И вот эти «но» доводили меня иной раз до отчаяния, но я принимала все его «но» как неизбежность, как приказ, как закон. Для меня Левик был академиком перевода и, как я ни бесилась, все равно
Только теперь, листая прелестный томик «Мирей» и перечитывая строфы, я глубоко чувствую всю его правоту, все мастерство и всю бесконечную честность Вильгельма и дивлюсь, дивлюсь его неутомимости и принципиальности. Его культура отношения к людям, к жизни и к литературе была настолько высокой, что приходилось постоянно считаться с ней. И работать с ним было интересно, хоть подчас и трудно.
— Вот ты смотри, Наташа, — говорил Виля, — что у тебя получается. Я беру строфу из второй песни, где Мирей собирает листья шелковицы, и тут подходит к ней Винсент. Я прочту эту строфу:
— Мирей! Как двигается дело? — Вот видишь, ветка опустела. — Помочь вам? — Ну конечно, — говорит она. Сама веселая такая, И, клич победный испуская, Он, как сурок, в ветвях мелькает: — Мирей, вы у родителей одна?..Виля останавливается и, почесав переносицу, говорит:
— Я считаю, что тут много недочетов, из семи строк точную ритмическую форму имеют третья и седьмая строка, они рифмуются и написаны с цезурой посредине. Эта цезура как вздох, как пауза, и ее надо соблюдать неукоснительно. Вот, к примеру, у Мистраля: по-русски это будет звучать так: «Мирей, ведь вы одна у старого отца?» А ты пишешь: «Мирей, вы у родителей одна?» И все ритмически и стилистически разбилось, и музыка стихла, пропала… Дальше… Какой это сурок у тебя мелькает в ветвях? Сурки живут в норах, а не на деревьях.
— Видишь ли, — отвечаю я, — в оригинале указан зверек луар, я нашла в словаре определение, что луар — это зверек по названию «соня». Теперь представь себе, что я поставлю его в строку: «Как соня, он в ветвях мелькает…»
— Да, уж действительно, — смеется Виля, — по-русски получается какая-то «тетя Соня». Не пойдет, давай уж лучше сравним с белкой этого Винсента.

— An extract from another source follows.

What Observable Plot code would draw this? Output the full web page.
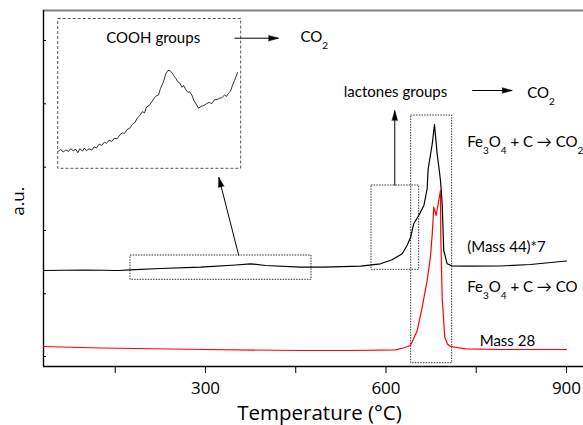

В конце концов отработанная строфа получилась:
— Мирей, как двигается дело? — Вот видишь, ветка опустела. — Помочь вам? — Помоги, — ответила она, Сама веселая, живая, И, восхищенья не скрывая, Как белка, он, в ветвях мелькая, Добравшись к ней, спросил: — А вы в семье одна?И так Вильгельм заставлял меня переделать во всей поэме строки с цезурой. Это была гигантская работа, но делала я ее с удовольствием уже просто потому, что очень люблю музыкальные ритмы, а здесь цезура — именно взмах палочки дирижера.
— Ты пойми, — убеждал меня Вильгельм, — ведь эту подлинную строку нельзя пробормотать механически. И мало того — нужен вздох, передышка, и еще по мысли — какое-то завершение, вывод. Вот к примеру: «Отец мой говорит: примета не соврет!» Или такая строка: «Такой влюбленный глаз, в котором пляшет бес!»
И как гонял меня Левик по рифмам:
— Ты смотри, сколько у тебя глагольных рифм: сказала, истерзала… Прошу тебя избегать глагольных, это же отписка, отговорка, нежелание поискать.
И я переделывала и переправляла. Пять лет ушло у меня на перевод Мистраля, из них два полных года — на переделку первого варианта.
Левик написал прекрасное предисловие к изданию, скорее, это было большое историко-литературное обозрение, охватывающее не только биографию поэта, но и все источники провансальской литературы, от средневековых трубадуров до общества «Фелибров», основателем которого был Мистраль, вернувший своим соотечественникам родной язык вместо сумбурных, уродливых диалектов Лангедока.